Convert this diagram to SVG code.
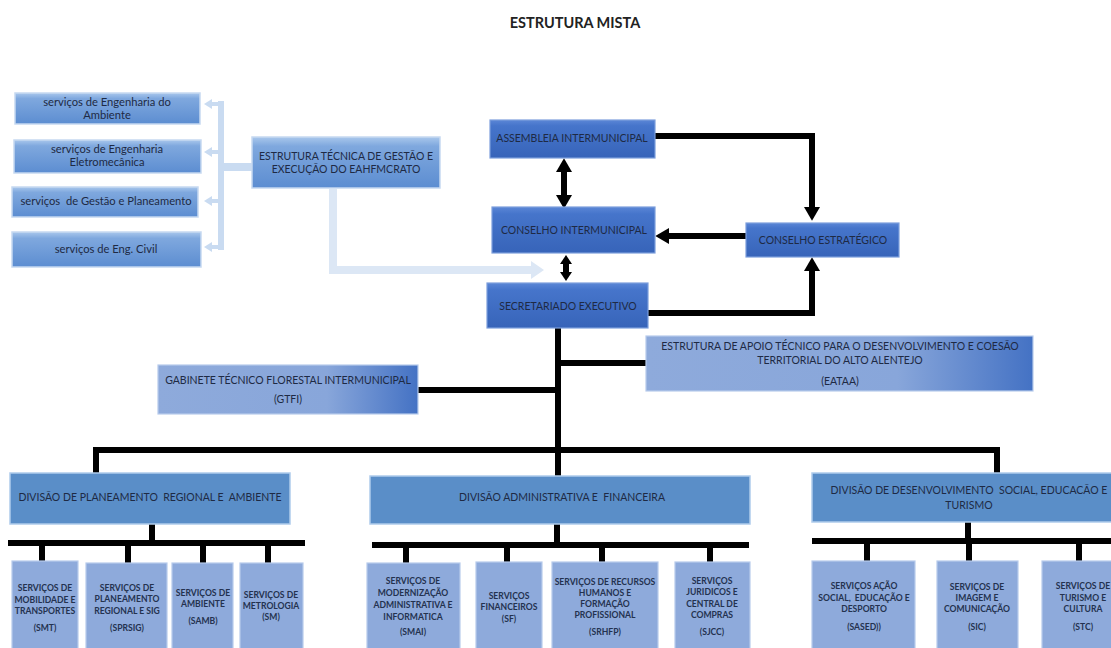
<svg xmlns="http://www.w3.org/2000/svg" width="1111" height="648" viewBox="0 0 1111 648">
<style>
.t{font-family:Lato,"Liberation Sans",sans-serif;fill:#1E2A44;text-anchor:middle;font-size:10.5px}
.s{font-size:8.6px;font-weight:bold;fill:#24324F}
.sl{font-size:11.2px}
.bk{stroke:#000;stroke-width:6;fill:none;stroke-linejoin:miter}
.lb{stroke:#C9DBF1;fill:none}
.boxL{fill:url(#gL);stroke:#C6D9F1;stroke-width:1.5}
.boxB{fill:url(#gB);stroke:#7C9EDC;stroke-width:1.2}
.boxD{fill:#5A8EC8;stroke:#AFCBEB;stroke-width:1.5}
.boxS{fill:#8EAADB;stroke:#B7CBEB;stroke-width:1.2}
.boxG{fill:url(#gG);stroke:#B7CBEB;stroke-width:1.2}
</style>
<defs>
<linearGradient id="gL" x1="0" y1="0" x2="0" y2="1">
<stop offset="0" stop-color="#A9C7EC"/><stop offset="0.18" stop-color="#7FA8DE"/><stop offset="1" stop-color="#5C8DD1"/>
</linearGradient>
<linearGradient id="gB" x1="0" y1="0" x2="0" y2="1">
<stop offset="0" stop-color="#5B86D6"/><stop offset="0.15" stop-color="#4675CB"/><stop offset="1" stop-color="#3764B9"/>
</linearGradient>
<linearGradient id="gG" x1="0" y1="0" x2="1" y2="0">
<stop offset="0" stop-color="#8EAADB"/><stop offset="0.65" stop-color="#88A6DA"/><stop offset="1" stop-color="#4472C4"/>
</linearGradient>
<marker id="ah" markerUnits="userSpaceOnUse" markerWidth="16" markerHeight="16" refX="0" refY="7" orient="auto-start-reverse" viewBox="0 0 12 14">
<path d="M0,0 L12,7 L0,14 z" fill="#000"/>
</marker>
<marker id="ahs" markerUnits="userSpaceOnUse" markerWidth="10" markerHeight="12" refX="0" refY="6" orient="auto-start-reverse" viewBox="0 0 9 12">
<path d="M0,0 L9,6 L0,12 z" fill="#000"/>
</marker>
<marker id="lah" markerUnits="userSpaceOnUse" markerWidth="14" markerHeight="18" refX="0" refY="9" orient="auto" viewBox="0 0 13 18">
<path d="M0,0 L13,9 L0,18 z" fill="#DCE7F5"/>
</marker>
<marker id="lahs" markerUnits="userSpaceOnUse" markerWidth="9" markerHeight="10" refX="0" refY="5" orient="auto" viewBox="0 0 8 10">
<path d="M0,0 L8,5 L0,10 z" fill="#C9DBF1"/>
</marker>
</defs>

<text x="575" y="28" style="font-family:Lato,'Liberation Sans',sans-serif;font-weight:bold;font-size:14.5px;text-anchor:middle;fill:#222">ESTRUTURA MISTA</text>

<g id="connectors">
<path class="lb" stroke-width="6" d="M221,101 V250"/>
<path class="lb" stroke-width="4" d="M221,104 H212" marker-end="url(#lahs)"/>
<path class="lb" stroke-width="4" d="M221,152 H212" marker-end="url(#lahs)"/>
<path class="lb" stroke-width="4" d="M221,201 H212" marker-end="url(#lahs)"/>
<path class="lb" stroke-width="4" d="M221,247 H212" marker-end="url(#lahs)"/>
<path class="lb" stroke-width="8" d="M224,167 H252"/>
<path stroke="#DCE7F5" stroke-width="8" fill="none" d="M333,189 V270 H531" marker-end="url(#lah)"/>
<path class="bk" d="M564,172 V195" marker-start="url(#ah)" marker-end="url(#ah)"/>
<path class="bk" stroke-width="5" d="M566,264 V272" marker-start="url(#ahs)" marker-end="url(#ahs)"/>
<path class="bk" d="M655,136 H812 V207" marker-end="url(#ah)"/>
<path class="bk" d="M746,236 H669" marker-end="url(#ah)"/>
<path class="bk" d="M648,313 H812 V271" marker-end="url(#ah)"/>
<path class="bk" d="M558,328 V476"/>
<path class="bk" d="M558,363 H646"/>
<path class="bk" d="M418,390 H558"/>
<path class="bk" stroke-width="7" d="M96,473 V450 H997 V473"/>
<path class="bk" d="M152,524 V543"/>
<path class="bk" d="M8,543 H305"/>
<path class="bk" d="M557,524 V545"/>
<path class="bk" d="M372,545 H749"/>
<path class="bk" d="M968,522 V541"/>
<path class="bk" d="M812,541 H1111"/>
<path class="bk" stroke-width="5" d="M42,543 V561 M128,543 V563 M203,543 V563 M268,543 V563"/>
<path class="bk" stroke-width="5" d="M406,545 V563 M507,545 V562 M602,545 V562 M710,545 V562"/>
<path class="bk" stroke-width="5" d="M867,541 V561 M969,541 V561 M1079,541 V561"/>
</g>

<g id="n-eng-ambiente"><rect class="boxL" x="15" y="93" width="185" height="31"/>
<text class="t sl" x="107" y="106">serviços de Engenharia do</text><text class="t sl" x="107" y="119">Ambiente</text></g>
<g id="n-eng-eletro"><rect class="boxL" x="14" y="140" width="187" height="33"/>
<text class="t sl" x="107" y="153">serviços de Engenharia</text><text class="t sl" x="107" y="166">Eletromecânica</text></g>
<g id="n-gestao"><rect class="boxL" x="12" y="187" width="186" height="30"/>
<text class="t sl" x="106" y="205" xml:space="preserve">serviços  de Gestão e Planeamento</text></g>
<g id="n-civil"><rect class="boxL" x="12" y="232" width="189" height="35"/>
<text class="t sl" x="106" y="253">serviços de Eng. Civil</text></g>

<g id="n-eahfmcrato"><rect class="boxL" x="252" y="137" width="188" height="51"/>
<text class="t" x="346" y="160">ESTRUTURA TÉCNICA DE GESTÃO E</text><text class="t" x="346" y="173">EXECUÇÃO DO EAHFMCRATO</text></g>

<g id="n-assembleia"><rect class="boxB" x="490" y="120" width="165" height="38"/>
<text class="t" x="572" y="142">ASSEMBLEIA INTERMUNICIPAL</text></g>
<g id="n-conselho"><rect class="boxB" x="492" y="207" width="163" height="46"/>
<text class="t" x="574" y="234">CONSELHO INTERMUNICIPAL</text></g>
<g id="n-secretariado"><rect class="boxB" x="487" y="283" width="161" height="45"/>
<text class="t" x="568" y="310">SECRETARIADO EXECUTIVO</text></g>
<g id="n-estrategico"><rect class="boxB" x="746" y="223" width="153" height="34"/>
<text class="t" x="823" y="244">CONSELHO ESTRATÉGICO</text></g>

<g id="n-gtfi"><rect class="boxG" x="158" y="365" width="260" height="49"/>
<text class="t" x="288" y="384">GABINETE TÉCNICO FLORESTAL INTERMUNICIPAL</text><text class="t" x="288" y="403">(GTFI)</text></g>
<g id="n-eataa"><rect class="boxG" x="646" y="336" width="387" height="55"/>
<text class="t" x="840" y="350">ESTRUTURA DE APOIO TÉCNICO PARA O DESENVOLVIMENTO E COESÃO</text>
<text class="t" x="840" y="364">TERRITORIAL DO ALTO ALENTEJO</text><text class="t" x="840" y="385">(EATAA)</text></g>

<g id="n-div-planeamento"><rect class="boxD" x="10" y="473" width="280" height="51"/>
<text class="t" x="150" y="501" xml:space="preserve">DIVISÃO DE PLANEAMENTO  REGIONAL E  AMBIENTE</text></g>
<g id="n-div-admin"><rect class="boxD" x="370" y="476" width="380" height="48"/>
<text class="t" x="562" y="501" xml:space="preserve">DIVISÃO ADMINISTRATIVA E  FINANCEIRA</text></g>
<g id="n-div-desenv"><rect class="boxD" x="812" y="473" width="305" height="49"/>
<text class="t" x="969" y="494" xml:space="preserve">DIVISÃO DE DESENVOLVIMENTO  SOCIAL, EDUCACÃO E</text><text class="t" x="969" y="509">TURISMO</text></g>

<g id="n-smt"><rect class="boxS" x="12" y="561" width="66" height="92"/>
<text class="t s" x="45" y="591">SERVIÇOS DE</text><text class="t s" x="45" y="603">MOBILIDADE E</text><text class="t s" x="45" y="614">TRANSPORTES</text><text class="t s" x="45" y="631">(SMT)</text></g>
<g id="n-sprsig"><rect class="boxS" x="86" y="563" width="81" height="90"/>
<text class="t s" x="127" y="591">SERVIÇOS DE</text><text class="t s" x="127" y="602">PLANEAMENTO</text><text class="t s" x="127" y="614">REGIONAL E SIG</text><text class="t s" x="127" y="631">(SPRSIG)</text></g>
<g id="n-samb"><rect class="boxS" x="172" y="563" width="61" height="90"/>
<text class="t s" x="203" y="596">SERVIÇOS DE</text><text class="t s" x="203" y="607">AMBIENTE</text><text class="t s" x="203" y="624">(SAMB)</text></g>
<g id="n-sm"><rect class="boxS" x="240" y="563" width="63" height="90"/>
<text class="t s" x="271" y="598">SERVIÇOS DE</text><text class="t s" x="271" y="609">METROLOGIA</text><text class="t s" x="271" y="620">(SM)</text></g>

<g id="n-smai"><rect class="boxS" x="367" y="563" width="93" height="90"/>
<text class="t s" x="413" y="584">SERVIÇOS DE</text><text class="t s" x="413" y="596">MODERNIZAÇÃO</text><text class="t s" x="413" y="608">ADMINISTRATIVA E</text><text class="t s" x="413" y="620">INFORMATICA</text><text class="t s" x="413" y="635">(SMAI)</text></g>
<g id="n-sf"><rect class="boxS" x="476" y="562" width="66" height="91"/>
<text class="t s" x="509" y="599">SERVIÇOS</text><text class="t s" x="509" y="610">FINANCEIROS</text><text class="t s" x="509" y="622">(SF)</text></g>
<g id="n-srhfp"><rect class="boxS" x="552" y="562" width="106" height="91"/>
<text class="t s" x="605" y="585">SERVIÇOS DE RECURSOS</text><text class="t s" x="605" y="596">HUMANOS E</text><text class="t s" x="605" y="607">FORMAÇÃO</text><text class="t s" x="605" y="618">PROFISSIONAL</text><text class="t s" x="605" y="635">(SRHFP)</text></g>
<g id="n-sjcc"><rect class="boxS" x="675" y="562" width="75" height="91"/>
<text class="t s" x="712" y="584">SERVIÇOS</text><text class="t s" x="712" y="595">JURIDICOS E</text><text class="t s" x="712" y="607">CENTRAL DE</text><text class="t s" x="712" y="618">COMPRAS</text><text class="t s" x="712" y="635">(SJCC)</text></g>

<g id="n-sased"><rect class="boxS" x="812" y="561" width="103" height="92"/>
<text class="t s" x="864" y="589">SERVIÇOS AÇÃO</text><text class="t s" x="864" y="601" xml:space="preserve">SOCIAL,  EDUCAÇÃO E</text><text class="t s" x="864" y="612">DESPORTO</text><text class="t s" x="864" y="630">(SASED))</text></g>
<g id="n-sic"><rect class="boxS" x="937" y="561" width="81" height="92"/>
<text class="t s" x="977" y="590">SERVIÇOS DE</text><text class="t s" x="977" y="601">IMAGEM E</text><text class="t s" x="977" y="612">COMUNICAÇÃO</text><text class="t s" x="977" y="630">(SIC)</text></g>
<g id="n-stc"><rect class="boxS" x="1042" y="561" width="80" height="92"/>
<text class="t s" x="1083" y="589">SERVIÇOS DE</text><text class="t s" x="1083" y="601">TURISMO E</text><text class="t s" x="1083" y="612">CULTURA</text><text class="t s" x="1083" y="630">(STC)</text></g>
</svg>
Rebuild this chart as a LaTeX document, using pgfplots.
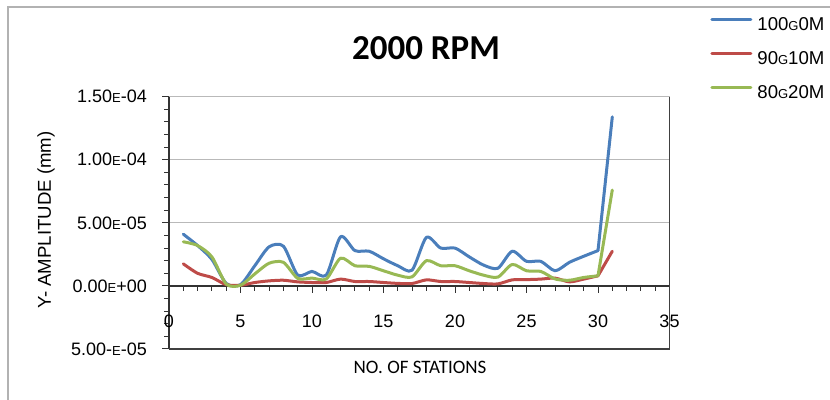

DIRECTION – Copy each line in the data that holds the word "this".

TASK RESPONSE –
Convert this diagram to SVG code.
Rebuild this chart as a LaTeX document, using pgfplots.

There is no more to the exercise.